许栀心一沉,原来当年的咸阳,不想让张良活着从魏国回来的远不止李斯一人。
夏无且接着说,“昔年臣赶到之时,张御史已被高渐离所救。当下之情景,还盼望公主能寻得燕人高渐离。”
“高渐离?”
夏无且点头,又道,“皇后之症来势汹汹,必是有心之人故意为之。”
许栀侧身坐在帷幔之内,用手巾擦拭母亲脸上的汗水,她将随身携带的玉放在母亲身边,竟发出了莹莹白光,郑璃眼睫微颤,她欣喜地轻唤一声。
“母后?”
郑璃眼皮又动了。
许栀这才松了口气,语气放轻了,拍拍母亲的手。
许栀转而问道,“有人故意为之?”
“是。此状乍看是疾病,实则不然,倒像是邪术。公主殿下若不能寻到用此邪术之人,恐怕皇后难以苏醒。”
许栀不满地看了他一眼,“你也是太医令之首,该讲求医理实际,邪术之言有失偏颇。”
夏无且顿首,“公主所言极是。公主曾也在臣这里学了医,臣将脉案给公主。不过当务之急,臣以为,高渐离乃是重要之人。”

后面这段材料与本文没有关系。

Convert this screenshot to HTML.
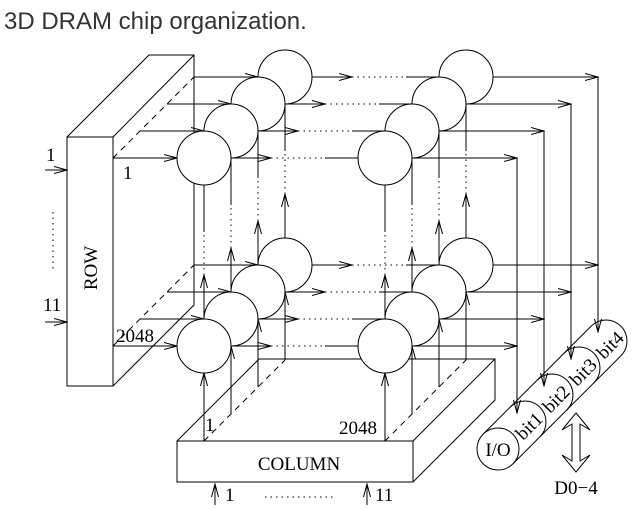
<!DOCTYPE html>
<html><head><meta charset="utf-8">
<style>
html,body{margin:0;padding:0;background:#fff;}
svg{display:block;}
.t{font-family:"Liberation Serif",serif;font-size:19px;fill:#000;}
</style></head>
<body>
<svg id="s" width="635" height="510" viewBox="0 0 635 510" xmlns="http://www.w3.org/2000/svg">
<defs>
<marker id="a" markerWidth="14" markerHeight="10" refX="13" refY="5" orient="auto" markerUnits="userSpaceOnUse">
<path d="M0,1.5 L13,5 L0,8.5" fill="none" stroke="#000" stroke-width="1"/>
</marker>
</defs>
<text x="4" y="29" style="font-family:'Liberation Sans',sans-serif;font-size:24px;fill:#333">3D DRAM chip organization.</text>
<g id="g" stroke="#000" stroke-width="1" fill="none"></g>
<g id="c" stroke="#000" stroke-width="1" fill="#fff"></g>
<g id="tx"></g>
</svg>
<script>
var NS="http://www.w3.org/2000/svg";
var g=document.getElementById('g'),c=document.getElementById('c'),tx=document.getElementById('tx');
function el(p,n,a){var e=document.createElementNS(NS,n);for(var k in a)e.setAttribute(k,a[k]);p.appendChild(e);return e;}
function L(x1,y1,x2,y2,o){var a={x1:x1,y1:y1,x2:x2,y2:y2};if(o=='arr')a['marker-end']='url(#a)';if(o=='dot')a['stroke-dasharray']='1.5,4';if(o=='dash')a['stroke-dasharray']='6,5';el(g,'line',a);}
function P(d,f){el(g,'path',{d:d,fill:f||'none'});}
function T(x,y,s,extra){var e=el(tx,'text',{x:x,y:y,'class':'t'});e.textContent=s;if(extra)for(var k in extra)e.setAttribute(k,extra[k]);return e;}
P('M67,137 L149,55 L194,55 L194,305 L113,386 L67,386 Z M67,137 L113,137 L113,386 M113,137 L194,55');
L(113,158,194,77,'dash');L(113,346,194,265,'dash');
P('M177,441 L259,359 L495,359 L495,400 L413,482 L177,482 Z M177,441 L413,441 L413,482 M413,441 L495,359');
L(204,441,285,360,'dash');L(385,441,466,360,'dash');
[0,188].forEach(function(yo){
 for(var i=0;i<4;i++){
  var y=158-27*i+yo, lc=204+27*i, rc=385+27*i, sx=113+27*i, vx=517+27*i;
  L(sx,y,lc-27,y,'arr');
  L(lc+27,y,lc+67,y,'arr');
  L(lc+67,y,rc-60,y,'dot');
  L(rc-60,y,rc-27,y);
  L(rc+27,y,vx,y,'arr');
 }
});
for(var i=0;i<4;i++){var vx=517+27*i;L(vx,158-27*i,vx,413-27*i,'arr');}
[204,385].forEach(function(x0){
 for(var i=0;i<4;i++){
  var x=x0+27*i;
  L(x,441-27*i,x,373-27*i,'arr');
  var bt=319-27*i, tb=185-27*i;
  L(x,bt,x,bt-44,'arr');
  L(x,bt-44,x,tb+47,'dot');
  L(x,tb+47,x,tb);
 }
});
for(var i=3;i>=0;i--){
 [0,188].forEach(function(yo){
  el(c,'circle',{cx:204+27*i,cy:158-27*i+yo,r:27});
  el(c,'circle',{cx:385+27*i,cy:158-27*i+yo,r:27});
 });
}
var k=14.85;
L(498-k,449-k,606-k,341-k);L(498+k,449+k,606+k,341+k);
el(c,'circle',{cx:498,cy:449,r:21});
for(var j=1;j<=4;j++){var cx=498+27*j,cy=449-27*j;P('M'+(cx-k)+','+(cy-k)+' A21,21 0 0 1 '+(cx+k)+','+(cy+k));}
P('M576,413 L590,430 L580,424 L580,461 L590,455 L576,472 L562,455 L572,461 L572,424 L562,430 Z','#fff');
L(45,170,67,170,'arr');L(45,322,67,322,'arr');
L(53,212,53,272,'dot');
L(215,505,215,484,'arr');L(367,505,367,484,'arr');
L(265,497,335,497,'dot');
T(46,161,'1');T(43,311,'11');T(123,179,'1');T(116,342,'2048');
T(97,268,'ROW',{transform:'rotate(-90 97 268)','text-anchor':'middle'});
T(205,431,'1');T(339,434,'2048');
T(299,470,'COLUMN',{'text-anchor':'middle','font-size':'18'});
T(225,501,'1');T(375,501,'11');
T(498,456,'I/O',{'text-anchor':'middle','font-size':'17'});
for(var j=0;j<4;j++){var x=530+27*j,y=427-27*j;T(x,y+5,'bit'+(j+1),{'text-anchor':'middle','font-size':'17',transform:'rotate(-45 '+x+' '+y+')'});}
T(576,494,'D0\u22124',{'text-anchor':'middle','font-size':'17'});
</script>
</body></html>
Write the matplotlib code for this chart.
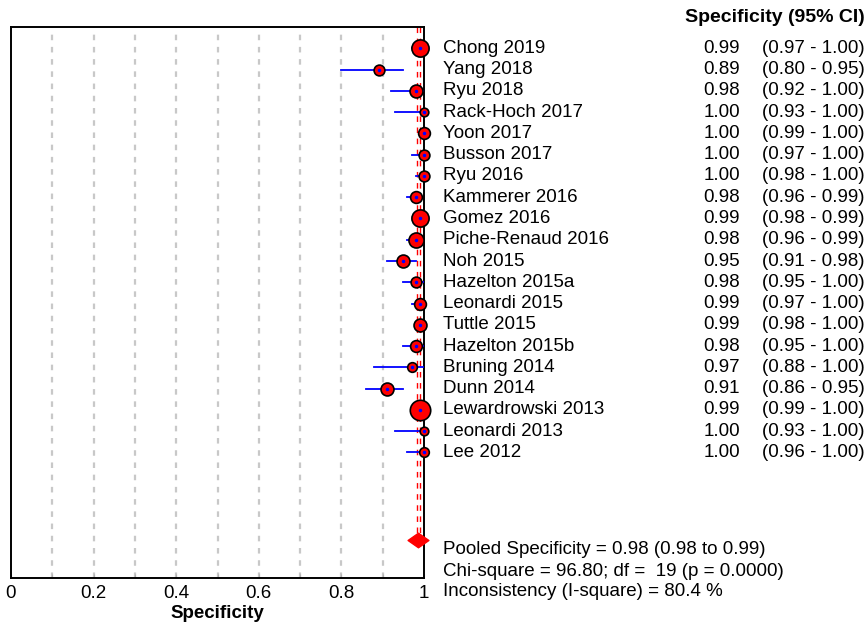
import matplotlib

matplotlib.use("Agg")
import matplotlib.pyplot as plt
import matplotlib.transforms as mtransforms
import numpy as np
from matplotlib.path import Path

plt.rcParams["font.family"] = ["Liberation Sans", "DejaVu Sans"]

studies = [
    "Chong 2019", "Yang 2018", "Ryu 2018", "Rack-Hoch 2017", "Yoon 2017",
    "Busson 2017", "Ryu 2016", "Kammerer 2016", "Gomez 2016", "Piche-Renaud 2016",
    "Noh 2015", "Hazelton 2015a", "Leonardi 2015", "Tuttle 2015", "Hazelton 2015b",
    "Bruning 2014", "Dunn 2014", "Lewardrowski 2013", "Leonardi 2013", "Lee 2012",
]
spec = [0.99, 0.89, 0.98, 1.00, 1.00, 1.00, 1.00, 0.98, 0.99, 0.98,
        0.95, 0.98, 0.99, 0.99, 0.98, 0.97, 0.91, 0.99, 1.00, 1.00]
ci_low = [0.97, 0.80, 0.92, 0.93, 0.99, 0.97, 0.98, 0.96, 0.98, 0.96,
          0.91, 0.95, 0.97, 0.98, 0.95, 0.88, 0.86, 0.99, 0.93, 0.96]
ci_high = [1.00, 0.95, 1.00, 1.00, 1.00, 1.00, 1.00, 0.99, 0.99, 0.99,
           0.98, 1.00, 1.00, 1.00, 1.00, 1.00, 0.95, 1.00, 1.00, 1.00]
# relative study weights (marker area)
weights = [6.4, 2.5, 3.6, 1.6, 3.0, 2.5, 2.5, 3.0, 6.4, 4.9,
           3.6, 2.5, 3.0, 3.6, 3.0, 2.0, 3.6, 9.0, 1.6, 2.0]

pooled = 0.985
pooled_lines = [0.983, 0.990]
stats_lines = [
    "Pooled Specificity = 0.98 (0.98 to 0.99)",
    "Chi-square = 96.80; df =  19 (p = 0.0000)",
    "Inconsistency (I-square) = 80.4 %",
]

W, H = 868, 624
fig = plt.figure(figsize=(W / 100, H / 100), dpi=100)
ax = fig.add_axes([11 / W, 1 - 578 / H, 413 / W, 551 / H])

rows = np.arange(len(studies))
pooled_row = 23.1

for x in np.arange(0.1, 0.95, 0.1):
    ax.axvline(x, color="#c8c8c8", lw=1.6, ls=(0, (2.5, 3)), zorder=1)
for x in pooled_lines:
    ax.plot([x, x], [-1, pooled_row], color="#ff0000", lw=1.0,
            ls=(0, (4, 4)), zorder=2)

for r, s, lo, hi, w in zip(rows, spec, ci_low, ci_high, weights):
    ax.plot([lo, hi], [r, r], color="#0000ff", lw=1.3, zorder=3)
    ax.plot(s, r, "o", ms=15.5 * np.sqrt(w / 10), mfc="#ff0000", mec="black",
            mew=1.2, zorder=4, clip_on=False)
    ax.plot(s, r, "o", ms=1.5, color="#0000ff", zorder=5, clip_on=False)

diamond = Path([(-1, 0), (0, 0.7), (1, 0), (0, -0.7), (-1, 0)],
               [Path.MOVETO, Path.LINETO, Path.LINETO, Path.LINETO, Path.CLOSEPOLY])
ax.plot(pooled, pooled_row, marker=diamond, ms=15, mfc="#ff0000", mec="#ff0000",
        zorder=5, clip_on=False)

fs = 13.5
ax.set_xlim(0, 1)
ax.set_ylim(24.9, -1)
ax.set_xticks(np.arange(0, 1.01, 0.1))
ax.set_xticklabels(["0", "", "0.2", "", "0.4", "", "0.6", "", "0.8", "", "1"])
ax.set_yticks([])
ax.tick_params(axis="x", direction="in", length=3, color="#b0b0b0",
               labelsize=fs, pad=5)
for sp in ax.spines.values():
    sp.set_linewidth(1.4)
ax.set_xlabel("Specificity", fontsize=fs, fontweight="bold", labelpad=2)

trans = mtransforms.blended_transform_factory(fig.transFigure, ax.transData)
for r, name, s, lo, hi in zip(rows, studies, spec, ci_low, ci_high):
    ax.text(443 / W, r, name, transform=trans, fontsize=fs, va="center", ha="left")
    ax.text(740 / W, r, f"{s:.2f}", transform=trans, fontsize=fs, va="center", ha="right")
    ax.text(865 / W, r, f"({lo:.2f} - {hi:.2f})", transform=trans, fontsize=fs,
            va="center", ha="right")

fig.text(865 / W, 1 - 18 / H, "Specificity (95% CI)", fontsize=14,
         fontweight="bold", ha="right", va="center")
for i, line in enumerate(stats_lines):
    fig.text(443 / W, 1 - (550 + 21 * i) / H, line, fontsize=fs, ha="left", va="center")

fig.savefig("out.png", dpi=100)
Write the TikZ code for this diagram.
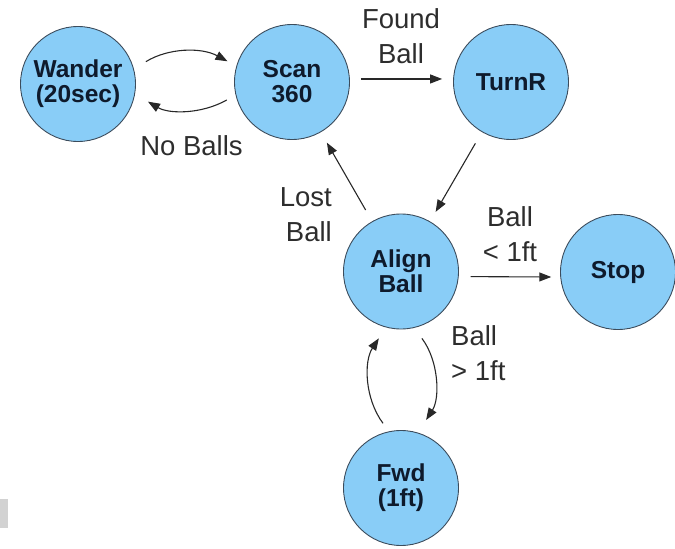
\documentclass[tikz,border=0pt]{standalone}
\usepackage{fontspec}
\setmainfont{Liberation Sans}
\usetikzlibrary{arrows.meta}
\definecolor{statefill}{RGB}{137,205,247}
\definecolor{stateedge}{RGB}{60,76,92}
\definecolor{statetext}{RGB}{14,26,44}
\definecolor{linegray}{RGB}{40,40,40}
\definecolor{labelgray}{RGB}{45,45,45}
\begin{document}
\begin{tikzpicture}[x=1pt,y=-1pt,
  state/.style={circle, minimum size=115pt, inner sep=0pt, fill=statefill,
    draw=stateedge, line width=0.9pt, text=statetext, align=center,
    font=\fontsize{24.5}{25}\selectfont\bfseries},
  arr/.style={draw=linegray, line width=1.1pt, -{Triangle[length=12pt,width=9pt]}},
  lbl/.style={font=\fontsize{27.5}{35}\selectfont, text=labelgray, inner sep=0pt}]
\useasboundingbox (0,0) rectangle (675,549);

% small grey patch at the left border
\fill[gray!35] (0,499) rectangle (8,528);

% states
\node[state] (wander) at (78,84) {Wander\\(20sec)};
\node[state] (scan) at (292,82) {Scan\\360};
\node[state] (turnr) at (511,82) {TurnR};
\node[state] (align) at (401,271.5) {Align\\Ball};
\node[state] (stop) at (618,272) {Stop};
\node[state] (fwd) at (401,488) {Fwd\\(1ft)};

% transitions
\draw[arr, shorten <=14pt, shorten >=10pt] (wander.15) to[bend left=30] (scan.164);
\draw[arr, shorten <=10pt, shorten >=15pt] (scan.193) to[bend left=30] (wander.-10);
\draw[arr, shorten <=11pt, shorten >=11pt] (scan.3) -- (turnr.177);
\draw[arr, shorten <=13pt, shorten >=11pt] (turnr) -- (align);
\draw[arr, shorten <=13pt, shorten >=12pt] (align) -- (scan);
\draw[arr, shorten <=12pt, shorten >=9pt] (align.-5) -- (stop.185);
\draw[arr, shorten <=13pt, shorten >=15pt] (align.-77) to[bend left=35] (fwd.73);
\draw[arr, shorten <=10pt, shorten >=13pt] (fwd.102) to[bend left=35] (align.-105);

% transition labels
\node[lbl, align=center] (lfound) at (401,36) {Found\\Ball};
\node[lbl] (lnoballs) at (191.5,146) {No Balls};
\node[lbl, align=right, anchor=east] (llost) at (332,214.5) {Lost\\Ball};
\node[lbl, align=center] (lnear) at (510,234.5) {Ball\\< 1ft};
\node[lbl, align=left, anchor=west] (lfar) at (451,353.5) {Ball\\> 1ft};
\end{tikzpicture}
\end{document}
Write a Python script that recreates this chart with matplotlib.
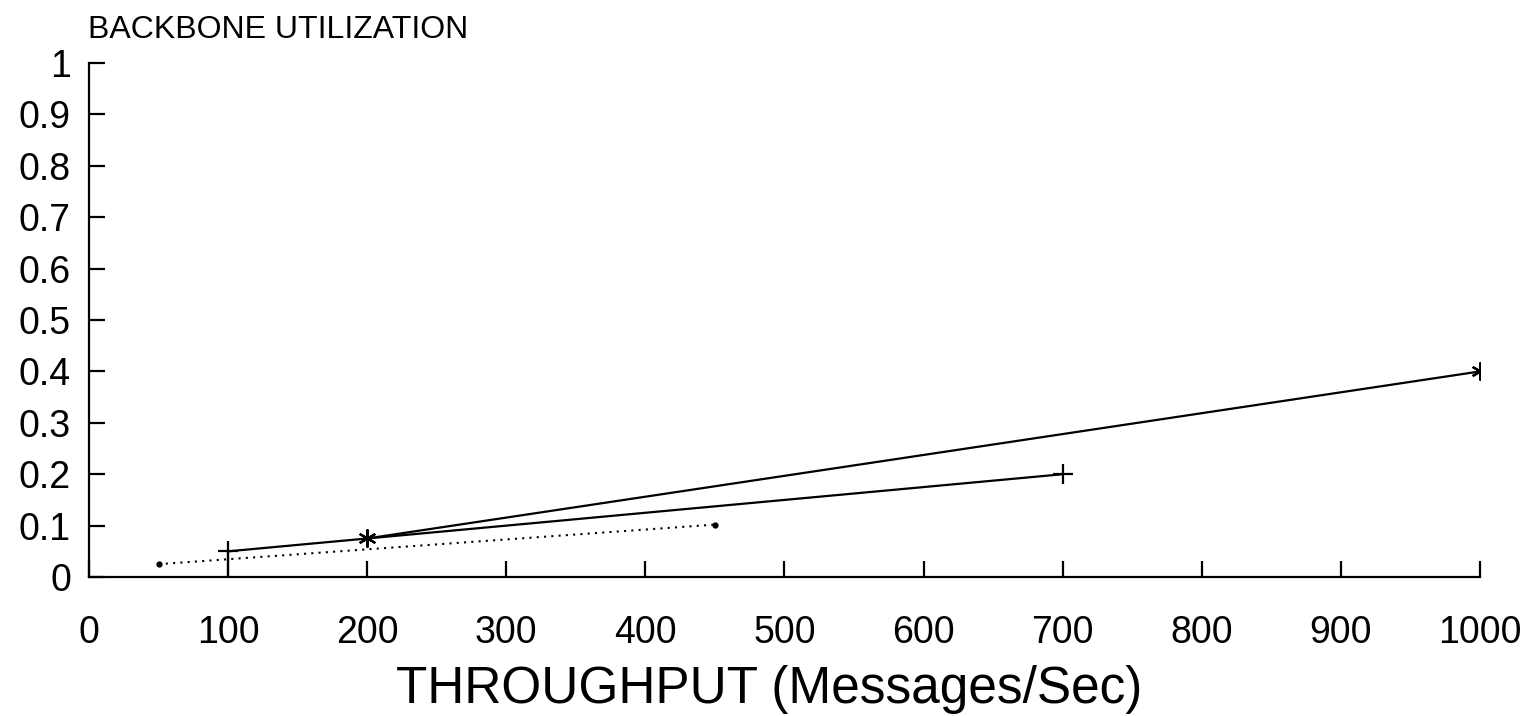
import matplotlib
matplotlib.use("Agg")
import matplotlib.pyplot as plt

# Backbone utilization vs throughput, three configurations
dot_x = [50, 450]
dot_y = [0.025, 0.102]

plus_x = [100, 700]
plus_y = [0.05, 0.20]

star_x = [200, 1000]
star_y = [0.075, 0.40]

x_ticks = [0, 100, 200, 300, 400, 500, 600, 700, 800, 900, 1000]
y_ticks = [0, 0.1, 0.2, 0.3, 0.4, 0.5, 0.6, 0.7, 0.8, 0.9, 1]
y_labels = ["0", "0.1", "0.2", "0.3", "0.4", "0.5", "0.6", "0.7", "0.8", "0.9", "1"]

plt.rcParams["font.family"] = ["Liberation Sans", "DejaVu Sans"]

fig = plt.figure(figsize=(15.34, 7.16), dpi=100)
ax = fig.add_axes([0.058, 0.1941, 0.9068, 0.7179])

ax.plot(dot_x, dot_y, color="black", linestyle=(0, (1, 2.5)), linewidth=1.5,
        marker="o", markersize=3.5)
ax.plot(plus_x, plus_y, color="black", linewidth=1.6,
        marker="+", markersize=14, markeredgewidth=1.6)
ax.plot(star_x, star_y, color="black", linewidth=1.6,
        marker=(6, 2, 0), markersize=13, markeredgewidth=1.6)

# tall stroke at the first "+" point
ax.plot([plus_x[0], plus_x[0]], [0, plus_y[0]], color="black", linewidth=1.6)

ax.set_xlim(0, 1000)
ax.set_ylim(0, 1)
ax.set_xticks(x_ticks)
ax.set_yticks(y_ticks)
ax.set_yticklabels(y_labels)

for s in ["top", "right"]:
    ax.spines[s].set_visible(False)
for s in ["left", "bottom"]:
    ax.spines[s].set_linewidth(1.6)

ax.tick_params(axis="x", direction="in", length=11.5, width=1.6, pad=27,
               labelsize=27)
ax.tick_params(axis="y", direction="in", length=11.5, width=1.6, pad=13,
               labelsize=27)

ax.set_xlabel("THROUGHPUT (Messages/Sec)", fontsize=37)
ax.xaxis.set_label_coords(0.489, -0.172)
fig.text(88 / 1534, 1 - 38 / 716, "BACKBONE UTILIZATION", fontsize=23,
         va="baseline", ha="left")

fig.savefig("out.png", dpi=100)
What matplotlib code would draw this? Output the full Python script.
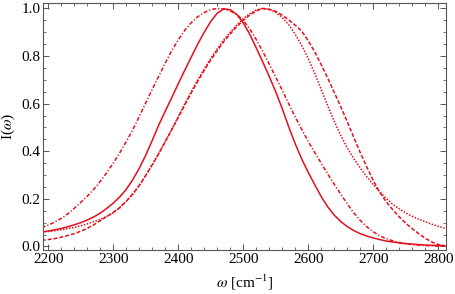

郑璃虽然恢复了郑国王室身份,但多年为楚国公主。许栀最担心的是,有人借她母妃,而要蓄意报复她。
自从预言书的事一出,她现在平等地怀疑每一个人。“方才通报如此紧急,你现下又说要找高渐离?高渐离六年无踪,从何处寻他轨迹?”
火光把她的面容在纱帘后映得若隐若现,更显朦胧。
夏无且深吸一口气,“或许终南山上的墨柒先生能知晓。臣与其曾有照面,李斯之毒,张良昏迷之症皆被他所解。公主不如召其问询。”
这一问,许栀是知道的。但接下来的话,她就有些不解了。